Tom Hanks will fight WW II once again.

Hanks has optioned the rights to Erik Larson's "In the Garden of Beasts: Love, Terror and an American Family in Hitler’s Berlin," about William Dodd, the American ambassador to Germany in the '30s, according to The Hollywood Reporter.

Dodd left for Berlin in 1933, with his daughter, Martha, in tow, at the behest of President Franklin Delano Roosevelt, making their home alongside the Tiergarten, literally "The Garden of Beasts." Here's this synopsis from Larson's website:

Dodd expected to encounter the same warm citizenry he had known three decades earlier while a graduate student in Leipzig; he hoped to use reason and quiet persuasion to temper Hitler’s government. Martha found the “New Germany” utterly enthralling, totally unlike the horrific realm depicted in newspapers back home. For her, as for many other foreign visitors at the time, the transformation of Germany was thrilling and not at all frightening. Not yet.
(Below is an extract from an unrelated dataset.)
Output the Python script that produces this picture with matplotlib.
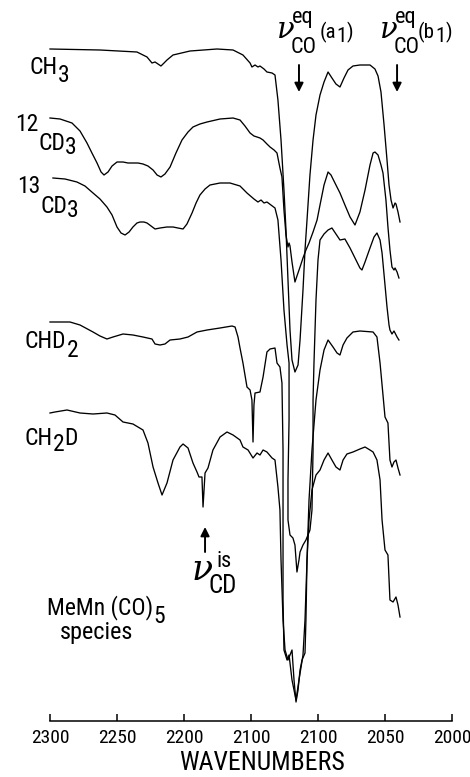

As that first year unfolded they experienced days full of energy, intrigue, and romance—and, ultimately, terror, on a scale they could never have imagined. Their experience tells volumes about why the world took so long to recognize the grave threat posed by Hitler.

Hanks, who can next be seen Dec. 21 in "Extremely Loud and Incredibly Close," is interested in playing Dodd--what're the odds he asks Colin to play Martha?